To my mind nothing turns on the averment that the business rescue issue is a compelling reason for this court to grant leave to appeal. I am agreeable with the respondent’s counsel that the sale of business facilitated rehabilitation of the company as per the objective of business rescue in terms of the Act.


[8] In my view, in an application where the business was sold for purposes of rehabilitating the business, and the business rescue plan does not explicitly provide for the sale nor prohibit the sale of business such as in this application, the chances of another court finding that the business was sold contrary to the business rescue plan and therefore contrary to the provision of the law are remote and not realistic.

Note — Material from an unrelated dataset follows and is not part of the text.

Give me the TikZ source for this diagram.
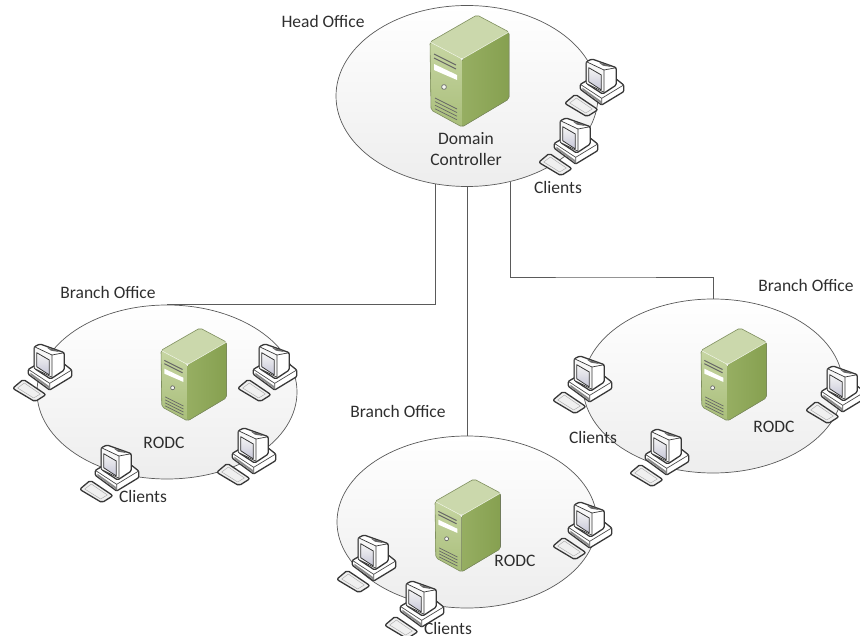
\documentclass[tikz,border=0pt]{standalone}
\usetikzlibrary{shapes.geometric}
\usepackage{fontspec}
\setmainfont{Carlito}
\definecolor{inkc}{HTML}{2E2E2E}
\definecolor{linec}{HTML}{5A5A5A}
\definecolor{srvtop}{HTML}{CBD8AC}
\definecolor{srvfrontA}{HTML}{C6D5A2}
\definecolor{srvfrontB}{HTML}{A9BE7A}
\definecolor{srvsideA}{HTML}{96AE62}
\definecolor{srvsideB}{HTML}{86A050}
\definecolor{srvedge}{HTML}{7F8F5F}
\tikzset{
  x=1pt,y=-1pt,
  office/.style={ellipse,draw=linec,line width=.7pt,top color=white,bottom color=black!7,inner sep=0pt,minimum width=2*#1},
  lbl/.style={text=inkc,font=\fontsize{17.5}{21}\selectfont,align=center,inner sep=0pt},
  wire/.style={draw=linec,line width=.7pt},
  client/.pic={
    \begin{scope}[scale=1/3,shift={(-38,-75)},line width=1.3pt,draw=black!78,line join=round]
      % base
      \draw[fill=white,rounded corners=1pt] (84,148)--(115,130)--(189,130)--(214,150)--(214,170)--(148,210)--(84,163)--cycle;
      \fill[black!45] (90,158)--(146,198)--(146,205)--(90,165)--cycle;
      \draw[black!70,line width=.7pt] (148,190)--(214,150);
      \draw[black!70,line width=.7pt] (84,148)--(148,190)--(148,210);
      % monitor
      \draw[fill=white,rounded corners=1.5pt] (102,80)--(119,72)--(192,98)--(192,150)--(151,177)--(102,145)--cycle;
      \draw[line width=.7pt,fill=black!3] (102,80)--(155,105)--(155,172)--(102,145)--cycle;
      \draw[line width=.7pt] (155,105)--(192,98);
      \fill[black!60] (140,83)--(168,90)--(176,96)--(152,92)--cycle;
      % screen
      \shade[top color=black!4,bottom color=blue!30!black!22] (109,98)--(147,120)--(147,165)--(109,140)--cycle;
      \draw[line width=.8pt] (109,98)--(147,120)--(147,165)--(109,140)--cycle;
      % keyboard
      \draw[fill=black!6,rounded corners=2pt] (37,205)--(69,178)--(137,224)--(104,245)--cycle;
      \draw[line width=.4pt,draw=black!35] (52,204)--(72,189)--(120,222)--(100,234)--cycle;
    \end{scope}
  },
  server/.pic={
    \begin{scope}[shift={(-430,-15)},line join=round]
      \shade[top color=srvfrontA,bottom color=srvfrontB,rounded corners=2pt]
        (430,42)--(462,59)--(462,127)--(431,110)--cycle;
      \fill[left color=srvsideA,right color=srvsideB,rounded corners=2pt]
        (462,59)--(509,32)--(509,99)--(462,127)--cycle;
      \fill[srvtop,rounded corners=2pt]
        (430,42)--(477,15)--(509,32)--(462,59)--cycle;
      \draw[srvedge,line width=.6pt,rounded corners=2pt]
        (430,42)--(477,15)--(509,32)--(509,99)--(462,127)--(431,110)--cycle;
      \draw[white!70!srvfrontA,line width=.5pt] (430,42)--(462,59)--(509,32);
      \draw[draw=black!60,line width=1pt] (434,54)--(456,65);
      \draw[draw=black!60,line width=1pt] (434,58)--(456,69);
      \fill[white] (434,64)--(457,75)--(457,80)--(434,70)--cycle;
      \draw[draw=black!60,line width=.7pt,fill=white!85!srvfrontA] (444,87) circle (2.4);
      \foreach \d in {0,3.6,7.2,10.8}{
        \draw[draw=black!60,line width=.7pt] (435,98+\d)--(457,109+\d);}
    \end{scope}
  }
}
\begin{document}
\begin{tikzpicture}
\useasboundingbox (0,0) rectangle (860,636);
\node[office=131pt,minimum height=181pt] (head) at (467,96) {};
\node[office=130pt,minimum height=174pt] (leftoff) at (167,392) {};
\node[office=130pt,minimum height=172pt] (midoff) at (467,522) {};
\node[office=130pt,minimum height=174pt] (rightoff) at (713,386) {};
\path[wire] (head.250) |- (leftoff.north);
\path[wire] (head.south) -- (midoff.north);
\coordinate (jog) at (600,277);
\path[wire] (head.297) |- (jog) -| (rightoff.north);
\pic at (430,15) {server};
\pic[scale=.83] at (161,328) {server};
\pic[scale=.83] at (435,479) {server};
\pic[scale=.83] at (701,328) {server};
\foreach \p in {(565,60),(539,119),(13,345),(238,345),(217,429),(80,446),(553,503),(337,536),(385,582),(553,357),(630,430),(806,367)}
  \pic at \p {client};
\node[lbl] (t1) at (323,21) {Head Office};
\node[lbl] (t2) at (466,149) {Domain\\Controller};
\node[lbl] (t3) at (558,187) {Clients};
\node[lbl] (t4) at (108,292) {Branch Office};
\node[lbl] (t5) at (164,443) {RODC};
\node[lbl] (t6) at (143,496) {Clients};
\node[lbl] (t7) at (398,411) {Branch Office};
\node[lbl] (t8) at (515,561) {RODC};
\node[lbl] (t9) at (448,628) {Clients};
\node[lbl] (t10) at (806,285) {Branch Office};
\node[lbl] (t11) at (774,427) {RODC};
\node[lbl] (t12) at (593,437) {Clients};
\end{tikzpicture}
\end{document}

[9] In my view, the test for leave to appeal has not been met and accordingly I make the following order:

The application for leave to appeal is dismissed with costs.




_____________________

MATHENJWA AJ



Appearances:

For the Applicant: Adv Ploos Van Amstel

Instructed by: Morne Coetzee Attorneys

Durban


For the Respondent: Adv Alberts

Instructed by: Lister and Company

Durban



Date of hearing: 5 December 2022

Date of judgment: 27 January 2023 (electronically)



1 Shabangu v Land and Agricultural Development Bank of South Africa [2019] ZACC 42; 2020 (1) SA 305 (CC); 2020 (1) BCLR 110 (CC).

2 S v Smith [2011] ZASCA 15; 2012 (1) SACR 567 (SCA) para 7.

3Minister of Justice and Constitutional Development and others v Southern Africa Litigation Centre and others 2016 (3) SA 317 (SCA) para 24.